Dueling Organic Gardening
Dueling Organic
Gardening: The New Farming Game
Have you ever played “The Farming Game?” It was
invented in the 1970’s by a Washington farmer, and is so
realistic that a lot of teachers use it to teach their students
what farming is like.
I’m proposing we invent a new game to teach about organic
gardening. We could call it “Dueling Organic
Gardening.” Here’s how it works:
The
game utilizes a cross-shaped game board, two sets of cards,
playing pieces and a die. Up to four people can
play Dueling Organic Gardening.
Each arm of the cross on the Dueling Organic Gardening game
board is a plot of land. Each player gets one. The
first deck of cards contains the crops. There are 24
cards in the deck, and all the cards are dealt out to the
players. The player “plants” her garden by arranging the
cards on her plot of land.
Players move their pieces along a “path” that wanders around
the Dueling Organic Gardening game board and through the
gardens. They move according to a roll of the dice, and
follow directions when they land on a
space.
The second deck of cards in Dueling Organic Gardening
contains soil amendments and solutions to garden pests and
diseases. Some are organic, and some are not.

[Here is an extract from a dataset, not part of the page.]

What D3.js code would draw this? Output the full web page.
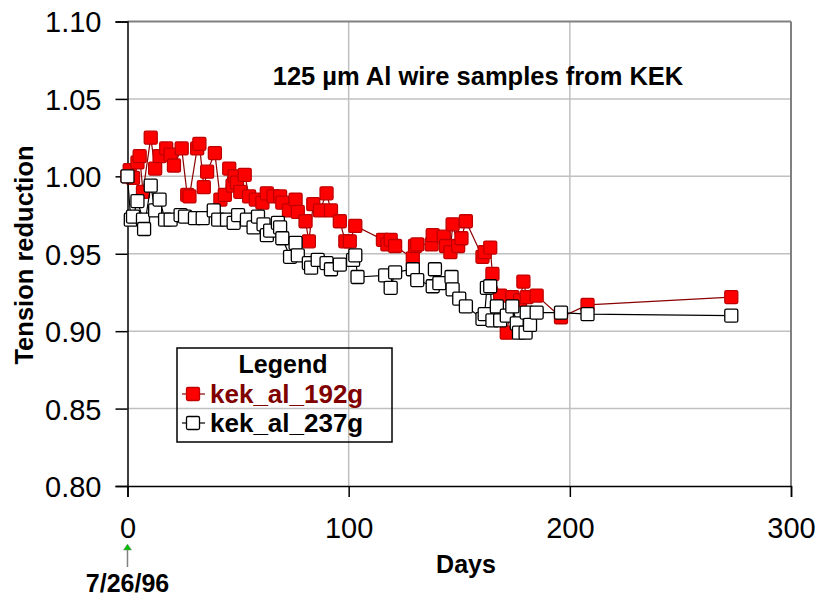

Players get a Dueling Organic Gardening card at the end of
their play. They may collect or trade cards.
Here’s how Dueling Organic Gardening plays: the player
plants his garden, and then rolls the dice. Each space
has an event on it, such as, “aphids infest your beans,” or
“tomatoes get blossom-end rot,” or “trade produce for one soil
amendment.” The player must make a decision about what
has happened. If he has a “ladybug” card for the aphids,
he can play that by returning it to the bottom of the deck, and
all is well. If he has a card for the problem, he must
play it.
For instance, if the player hits an “aphids” square, and the
only applicable card he has is a “malathion” card, he must play
it. That makes his beans non-organic, and he must remove
them from his garden.
If the player does not have an applicable card, he turns the
crop sideways, and cannot sell or trade produce from it until
he fixes the problem.
If he does not have the crop listed on the square, he does
nothing.
Play continues until all players reach the end of the Dueling
Organic Gardening game board, or harvest. The player with
the most organic crops to harvest wins.
Dueling Organic Gardening could be used like “The Farming
Game,” for entertainment and education. Maybe we could
also create an “Organic Farming Game.”